Before everything, we show the default arguments for the function fit_mvt():

args(fit_mvt)

Fixed $\nu$ from different methods

# compute the MSE of estimated result with the reference one
MSE <- function(est_cov) norm(est_cov - Sigma, "F")^2
eval_single_res <- function(X) {
  c("MLE" = MSE(fit_mvt(X)$cov),
    "MLE (nu = 6)" = MSE(fit_mvt(X, nu = 6)$cov),
    "MLE (nu from kurtosis)" = MSE(fit_mvt(X, nu_regcoef = 1e10)$cov),
    "MLE (nu from first iteration)" = MSE(fit_mvt(X, nu_regcoef = 1e10, nu_target_first_iter = TRUE)$cov))
}

# make the simulation a function to simplfy the following simulation
sim_proc <- function() {
  N_realiz <- 200  # multiple realizations for averaging
  T_sweep <- round(seq(from = ceiling(1.5*N), to = 5*N, length.out = 12))

  if (!knitr_in_progress) pbar <- txtProgressBar(min = it<-0, max = length(T_sweep), style=3)
  MSE_all_T <- NULL
  for(T in T_sweep) {
    if (!knitr_in_progress) setTxtProgressBar(pbar, it<-it+1)
    res <- sapply(1:N_realiz, function(idx) {
      X <- rmvt(n = T, delta = mu, sigma = Sigma_scale, df = nu)
      eval_single_res(X)
    })
    MSE_all_T <- rbind(MSE_all_T, apply(res, 1, mean))
  }


  # MSE plots
  rownames(MSE_all_T) <- T_sweep
  ggplot(melt(MSE_all_T), aes(x = Var1, y = value, col = Var2, shape = Var2)) +
    geom_line() + geom_point() + coord_cartesian(ylim = c(0, 250)) +
    theme(legend.title = element_blank()) +
    ggtitle(bquote("MSE of covariance matrix estimation for heavy-tailed data (" * N == .(N) * "," ~ nu == .(nu)* ")")) +
    xlab("T") + ylab("MSE")
}

sim_proc()

I will choose $\nu$ from kurtosis as the target for regularization in the following part.

Try regularization function and also play with the coefficient

For temporary, we try two regularization function, $\lvert \nu-\nu_{target} \rvert$ and $\left( \nu-\nu_{target} \right)^2$. Besides, we try to play with the coefficient.

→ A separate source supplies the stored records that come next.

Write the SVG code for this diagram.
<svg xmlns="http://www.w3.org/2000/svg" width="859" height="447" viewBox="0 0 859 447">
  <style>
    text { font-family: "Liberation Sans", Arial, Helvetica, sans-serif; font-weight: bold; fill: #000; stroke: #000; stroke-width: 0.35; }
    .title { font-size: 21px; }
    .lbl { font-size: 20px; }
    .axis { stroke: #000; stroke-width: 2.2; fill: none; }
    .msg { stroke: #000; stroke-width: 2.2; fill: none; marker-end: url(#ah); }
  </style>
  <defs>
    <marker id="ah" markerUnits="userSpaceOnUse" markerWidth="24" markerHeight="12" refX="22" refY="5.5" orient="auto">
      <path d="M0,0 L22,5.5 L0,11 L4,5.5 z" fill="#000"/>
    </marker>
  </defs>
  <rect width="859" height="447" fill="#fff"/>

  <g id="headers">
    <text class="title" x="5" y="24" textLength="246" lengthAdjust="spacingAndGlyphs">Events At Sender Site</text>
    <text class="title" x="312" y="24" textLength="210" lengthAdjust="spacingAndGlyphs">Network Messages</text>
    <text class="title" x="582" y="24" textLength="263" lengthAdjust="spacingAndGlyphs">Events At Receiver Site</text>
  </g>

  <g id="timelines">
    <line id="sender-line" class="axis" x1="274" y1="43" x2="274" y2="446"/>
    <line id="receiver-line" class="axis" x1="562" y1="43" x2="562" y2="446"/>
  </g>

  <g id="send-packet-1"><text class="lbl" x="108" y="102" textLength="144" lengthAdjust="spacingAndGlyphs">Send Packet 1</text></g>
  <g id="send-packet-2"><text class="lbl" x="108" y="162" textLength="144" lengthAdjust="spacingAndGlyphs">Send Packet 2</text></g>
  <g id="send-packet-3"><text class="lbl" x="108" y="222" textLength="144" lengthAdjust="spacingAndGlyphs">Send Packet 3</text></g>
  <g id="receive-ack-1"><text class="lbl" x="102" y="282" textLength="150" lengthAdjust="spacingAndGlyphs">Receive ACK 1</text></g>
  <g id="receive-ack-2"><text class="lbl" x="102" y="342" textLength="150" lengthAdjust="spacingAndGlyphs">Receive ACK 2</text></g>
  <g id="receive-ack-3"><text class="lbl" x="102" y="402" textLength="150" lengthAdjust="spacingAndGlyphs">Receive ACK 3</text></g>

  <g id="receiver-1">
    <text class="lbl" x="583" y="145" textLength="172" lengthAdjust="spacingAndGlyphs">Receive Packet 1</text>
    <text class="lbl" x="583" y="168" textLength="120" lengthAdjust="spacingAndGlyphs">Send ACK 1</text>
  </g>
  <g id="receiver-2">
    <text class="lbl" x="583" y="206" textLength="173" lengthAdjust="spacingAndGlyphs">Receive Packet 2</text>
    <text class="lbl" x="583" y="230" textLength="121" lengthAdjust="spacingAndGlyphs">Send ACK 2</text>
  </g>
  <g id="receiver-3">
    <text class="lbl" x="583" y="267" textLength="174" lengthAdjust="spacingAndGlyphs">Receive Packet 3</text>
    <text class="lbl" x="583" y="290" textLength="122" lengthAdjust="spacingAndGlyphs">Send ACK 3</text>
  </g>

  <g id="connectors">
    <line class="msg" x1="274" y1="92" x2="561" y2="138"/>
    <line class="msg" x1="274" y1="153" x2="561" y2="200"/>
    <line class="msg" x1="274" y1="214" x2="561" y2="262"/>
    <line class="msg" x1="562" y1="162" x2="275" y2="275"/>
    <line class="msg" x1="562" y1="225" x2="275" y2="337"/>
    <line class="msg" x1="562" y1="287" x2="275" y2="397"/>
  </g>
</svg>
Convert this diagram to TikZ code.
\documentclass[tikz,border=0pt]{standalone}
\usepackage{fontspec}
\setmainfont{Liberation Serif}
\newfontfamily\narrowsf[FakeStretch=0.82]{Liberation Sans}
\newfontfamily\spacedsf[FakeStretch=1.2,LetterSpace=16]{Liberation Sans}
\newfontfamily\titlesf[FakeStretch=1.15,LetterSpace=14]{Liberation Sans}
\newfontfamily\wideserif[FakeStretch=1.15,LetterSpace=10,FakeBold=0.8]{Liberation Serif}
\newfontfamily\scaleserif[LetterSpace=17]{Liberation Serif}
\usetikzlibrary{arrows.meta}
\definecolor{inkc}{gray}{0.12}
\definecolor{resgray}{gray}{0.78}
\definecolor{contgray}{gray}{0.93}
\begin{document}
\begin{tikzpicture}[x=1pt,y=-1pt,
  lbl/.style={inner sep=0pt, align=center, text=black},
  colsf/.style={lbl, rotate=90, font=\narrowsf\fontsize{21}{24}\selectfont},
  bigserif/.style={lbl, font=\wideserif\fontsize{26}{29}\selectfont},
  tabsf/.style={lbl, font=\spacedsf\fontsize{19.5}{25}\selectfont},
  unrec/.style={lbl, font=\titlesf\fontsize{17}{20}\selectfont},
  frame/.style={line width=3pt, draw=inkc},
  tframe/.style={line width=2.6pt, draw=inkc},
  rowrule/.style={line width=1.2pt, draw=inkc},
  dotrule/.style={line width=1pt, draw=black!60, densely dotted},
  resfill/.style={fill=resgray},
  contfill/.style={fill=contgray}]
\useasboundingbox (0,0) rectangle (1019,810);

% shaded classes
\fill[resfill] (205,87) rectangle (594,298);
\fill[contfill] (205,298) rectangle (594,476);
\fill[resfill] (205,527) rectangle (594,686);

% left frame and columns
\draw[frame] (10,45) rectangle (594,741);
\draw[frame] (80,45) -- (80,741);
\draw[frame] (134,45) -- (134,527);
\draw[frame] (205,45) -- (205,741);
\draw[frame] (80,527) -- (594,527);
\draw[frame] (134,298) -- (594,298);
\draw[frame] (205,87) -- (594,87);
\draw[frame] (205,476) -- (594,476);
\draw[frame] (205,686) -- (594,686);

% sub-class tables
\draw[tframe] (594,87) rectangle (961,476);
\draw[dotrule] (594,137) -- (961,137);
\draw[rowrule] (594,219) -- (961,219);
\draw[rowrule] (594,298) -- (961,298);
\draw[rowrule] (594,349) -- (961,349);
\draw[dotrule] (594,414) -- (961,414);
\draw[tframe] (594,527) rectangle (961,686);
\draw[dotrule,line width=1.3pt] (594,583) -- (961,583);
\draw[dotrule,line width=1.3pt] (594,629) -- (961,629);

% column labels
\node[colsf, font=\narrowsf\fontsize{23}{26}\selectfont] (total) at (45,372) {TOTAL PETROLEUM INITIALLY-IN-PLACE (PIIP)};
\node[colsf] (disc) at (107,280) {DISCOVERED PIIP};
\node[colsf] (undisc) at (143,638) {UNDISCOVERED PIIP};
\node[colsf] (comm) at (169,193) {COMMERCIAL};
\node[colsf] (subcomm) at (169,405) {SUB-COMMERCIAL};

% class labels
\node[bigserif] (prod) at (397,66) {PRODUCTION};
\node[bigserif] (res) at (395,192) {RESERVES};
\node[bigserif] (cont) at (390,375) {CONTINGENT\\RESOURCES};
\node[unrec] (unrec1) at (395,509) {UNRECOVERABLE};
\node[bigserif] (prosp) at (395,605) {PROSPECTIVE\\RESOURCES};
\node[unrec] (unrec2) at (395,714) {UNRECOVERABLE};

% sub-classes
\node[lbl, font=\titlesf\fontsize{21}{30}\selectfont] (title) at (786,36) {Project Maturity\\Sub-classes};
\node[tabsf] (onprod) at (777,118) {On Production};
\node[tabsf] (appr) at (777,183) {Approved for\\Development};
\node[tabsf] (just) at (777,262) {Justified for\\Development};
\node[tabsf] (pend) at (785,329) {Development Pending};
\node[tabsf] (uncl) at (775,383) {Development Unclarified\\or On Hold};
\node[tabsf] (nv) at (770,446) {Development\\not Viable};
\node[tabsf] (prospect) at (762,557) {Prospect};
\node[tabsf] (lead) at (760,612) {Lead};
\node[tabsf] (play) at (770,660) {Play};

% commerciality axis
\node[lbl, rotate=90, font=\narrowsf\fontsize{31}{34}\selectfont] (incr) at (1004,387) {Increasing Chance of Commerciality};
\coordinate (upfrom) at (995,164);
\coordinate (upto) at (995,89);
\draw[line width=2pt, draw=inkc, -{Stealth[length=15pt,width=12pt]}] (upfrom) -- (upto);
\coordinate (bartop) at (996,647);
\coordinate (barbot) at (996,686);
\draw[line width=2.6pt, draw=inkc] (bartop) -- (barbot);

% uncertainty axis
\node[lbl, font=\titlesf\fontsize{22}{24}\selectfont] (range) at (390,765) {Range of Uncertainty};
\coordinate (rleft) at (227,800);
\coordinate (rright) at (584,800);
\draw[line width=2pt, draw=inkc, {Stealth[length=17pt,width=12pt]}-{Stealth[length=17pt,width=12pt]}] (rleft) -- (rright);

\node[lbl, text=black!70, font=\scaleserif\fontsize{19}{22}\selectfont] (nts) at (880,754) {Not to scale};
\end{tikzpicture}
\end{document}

# absolute difference as regularization
eval_single_res <- function(X) {
  coefs <- 10 ^ seq(-5, 5)
  res <- c(MSE(fit_mvt(X)$cov), sapply(coefs, function(coef) MSE(fit_mvt(X, nu_regfun = abs, nu_regcoef = coef)$cov)))
  names(res) <- c("MLE", paste("MLE abs", coefs))
  res
}
sim_proc()

# square difference as regularization
squ <- function(x) x^2
eval_single_res <- function(X) {
  coefs <- 10 ^ seq(-5, 5)
  res <- c(MSE(fit_mvt(X)$cov), sapply(coefs, function(coef) MSE(fit_mvt(X, nu_regfun = squ, nu_regcoef = coef)$cov)))
  names(res) <- c("MLE", paste("MLE squ", coefs))
  res
}
sim_proc()

It seems the regularization can not even defeat the fixed way.

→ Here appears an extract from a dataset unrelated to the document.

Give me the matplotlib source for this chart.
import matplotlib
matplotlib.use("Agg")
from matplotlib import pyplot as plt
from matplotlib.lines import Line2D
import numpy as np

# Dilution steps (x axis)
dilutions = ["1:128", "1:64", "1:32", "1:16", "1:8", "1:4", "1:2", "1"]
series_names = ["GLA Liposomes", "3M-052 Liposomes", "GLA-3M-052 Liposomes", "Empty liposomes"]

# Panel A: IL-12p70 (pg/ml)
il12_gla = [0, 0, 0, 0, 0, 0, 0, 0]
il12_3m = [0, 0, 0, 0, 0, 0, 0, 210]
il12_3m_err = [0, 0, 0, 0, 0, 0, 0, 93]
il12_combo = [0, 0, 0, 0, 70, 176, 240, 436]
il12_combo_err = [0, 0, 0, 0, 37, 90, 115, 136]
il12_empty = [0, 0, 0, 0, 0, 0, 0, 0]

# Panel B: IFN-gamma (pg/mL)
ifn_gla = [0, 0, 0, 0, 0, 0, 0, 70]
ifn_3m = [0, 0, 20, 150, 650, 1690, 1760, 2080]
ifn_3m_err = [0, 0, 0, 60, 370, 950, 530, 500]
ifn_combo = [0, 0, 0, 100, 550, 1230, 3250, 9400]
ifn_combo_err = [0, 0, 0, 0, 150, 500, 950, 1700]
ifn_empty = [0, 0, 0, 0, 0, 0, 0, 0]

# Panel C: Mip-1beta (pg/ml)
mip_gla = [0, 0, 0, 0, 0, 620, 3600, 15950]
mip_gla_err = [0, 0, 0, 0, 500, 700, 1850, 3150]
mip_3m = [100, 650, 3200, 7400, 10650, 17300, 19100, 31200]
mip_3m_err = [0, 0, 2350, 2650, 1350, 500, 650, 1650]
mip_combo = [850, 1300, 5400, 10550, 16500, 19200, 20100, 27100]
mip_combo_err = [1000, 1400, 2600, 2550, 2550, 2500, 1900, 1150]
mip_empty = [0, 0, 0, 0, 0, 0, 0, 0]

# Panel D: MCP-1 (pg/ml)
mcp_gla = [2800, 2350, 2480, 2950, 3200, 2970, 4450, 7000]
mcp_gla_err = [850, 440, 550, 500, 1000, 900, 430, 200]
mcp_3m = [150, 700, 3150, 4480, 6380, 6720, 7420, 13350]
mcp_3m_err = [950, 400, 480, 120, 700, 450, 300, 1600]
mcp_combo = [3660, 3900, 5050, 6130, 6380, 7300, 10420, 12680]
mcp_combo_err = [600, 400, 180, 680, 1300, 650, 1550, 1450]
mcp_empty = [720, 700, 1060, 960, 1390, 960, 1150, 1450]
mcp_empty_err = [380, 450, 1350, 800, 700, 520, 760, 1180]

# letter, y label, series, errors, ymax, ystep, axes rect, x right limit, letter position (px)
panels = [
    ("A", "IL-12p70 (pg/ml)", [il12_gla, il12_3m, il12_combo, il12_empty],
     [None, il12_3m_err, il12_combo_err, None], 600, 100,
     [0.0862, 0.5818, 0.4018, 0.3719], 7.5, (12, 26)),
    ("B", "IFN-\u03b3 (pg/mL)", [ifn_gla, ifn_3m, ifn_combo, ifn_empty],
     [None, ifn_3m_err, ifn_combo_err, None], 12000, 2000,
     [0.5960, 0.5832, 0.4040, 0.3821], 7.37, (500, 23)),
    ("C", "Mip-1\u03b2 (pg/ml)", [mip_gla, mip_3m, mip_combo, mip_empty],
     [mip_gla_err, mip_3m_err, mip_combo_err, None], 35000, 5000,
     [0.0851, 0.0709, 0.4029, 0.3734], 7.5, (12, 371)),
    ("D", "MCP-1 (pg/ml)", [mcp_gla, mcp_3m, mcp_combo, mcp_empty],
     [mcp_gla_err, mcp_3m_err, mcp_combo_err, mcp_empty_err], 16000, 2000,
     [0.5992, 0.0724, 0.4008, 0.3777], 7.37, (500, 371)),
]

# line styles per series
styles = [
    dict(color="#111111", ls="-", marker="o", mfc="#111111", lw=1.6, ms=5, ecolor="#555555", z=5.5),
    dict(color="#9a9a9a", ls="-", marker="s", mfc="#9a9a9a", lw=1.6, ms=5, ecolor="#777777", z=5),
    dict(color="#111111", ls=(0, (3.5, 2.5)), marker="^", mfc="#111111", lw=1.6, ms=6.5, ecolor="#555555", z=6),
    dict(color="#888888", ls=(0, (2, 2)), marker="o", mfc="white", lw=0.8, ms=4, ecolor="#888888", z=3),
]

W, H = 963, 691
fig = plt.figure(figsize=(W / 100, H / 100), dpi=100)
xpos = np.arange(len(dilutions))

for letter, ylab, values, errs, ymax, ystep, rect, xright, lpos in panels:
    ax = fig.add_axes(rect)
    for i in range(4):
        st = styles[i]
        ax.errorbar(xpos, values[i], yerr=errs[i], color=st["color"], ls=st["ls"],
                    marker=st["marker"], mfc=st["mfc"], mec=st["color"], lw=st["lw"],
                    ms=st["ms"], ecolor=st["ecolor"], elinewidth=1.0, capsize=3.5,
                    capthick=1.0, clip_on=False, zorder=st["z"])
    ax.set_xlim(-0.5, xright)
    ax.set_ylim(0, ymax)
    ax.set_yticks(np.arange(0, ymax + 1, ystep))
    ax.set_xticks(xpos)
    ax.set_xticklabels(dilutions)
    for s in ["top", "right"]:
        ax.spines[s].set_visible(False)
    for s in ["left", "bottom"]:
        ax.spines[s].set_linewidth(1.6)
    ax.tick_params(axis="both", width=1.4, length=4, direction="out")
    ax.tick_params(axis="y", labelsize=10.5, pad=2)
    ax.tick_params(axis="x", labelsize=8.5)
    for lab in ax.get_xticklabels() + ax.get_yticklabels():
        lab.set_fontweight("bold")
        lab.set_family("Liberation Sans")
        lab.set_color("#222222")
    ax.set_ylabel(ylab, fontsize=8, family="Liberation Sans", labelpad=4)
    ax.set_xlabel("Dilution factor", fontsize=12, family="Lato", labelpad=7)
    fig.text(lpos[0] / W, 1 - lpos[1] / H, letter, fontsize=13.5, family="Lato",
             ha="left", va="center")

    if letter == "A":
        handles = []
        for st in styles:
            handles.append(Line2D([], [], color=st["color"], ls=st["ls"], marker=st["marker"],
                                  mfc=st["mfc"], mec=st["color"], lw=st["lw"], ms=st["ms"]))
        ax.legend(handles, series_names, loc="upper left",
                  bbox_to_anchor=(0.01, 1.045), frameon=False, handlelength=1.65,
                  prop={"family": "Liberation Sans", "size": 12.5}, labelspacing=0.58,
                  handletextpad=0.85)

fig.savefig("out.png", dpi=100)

Try another shell for incorporating $\nu$ ($\frac{\nu}{\nu-2}$)

shell_fun <- function(x) x/(x-2)
# absolute difference as regularization
eval_single_res <- function(X) {
  coefs <- 10 ^ seq(-5, 5)
  res <- c(MSE(fit_mvt(X)$cov), sapply(coefs, function(coef) MSE(fit_mvt(X, nu_regfun = abs, nu_regcoef = coef, nu_shell = shell_fun)$cov)))
  names(res) <- c("MLE", paste("MLE abs", coefs))
  res
}
sim_proc()

# square difference as regularization
squ <- function(x) x^2
eval_single_res <- function(X) {
  coefs <- 10 ^ seq(-5, 5)
  res <- c(MSE(fit_mvt(X)$cov), sapply(coefs, function(coef) MSE(fit_mvt(X, nu_regfun = squ, nu_regcoef = coef, nu_shell = shell_fun)$cov)))
  names(res) <- c("MLE", paste("MLE squ", coefs))
  res
}
sim_proc()

It seems the regularization still does not work. The fixed nu performs the best always.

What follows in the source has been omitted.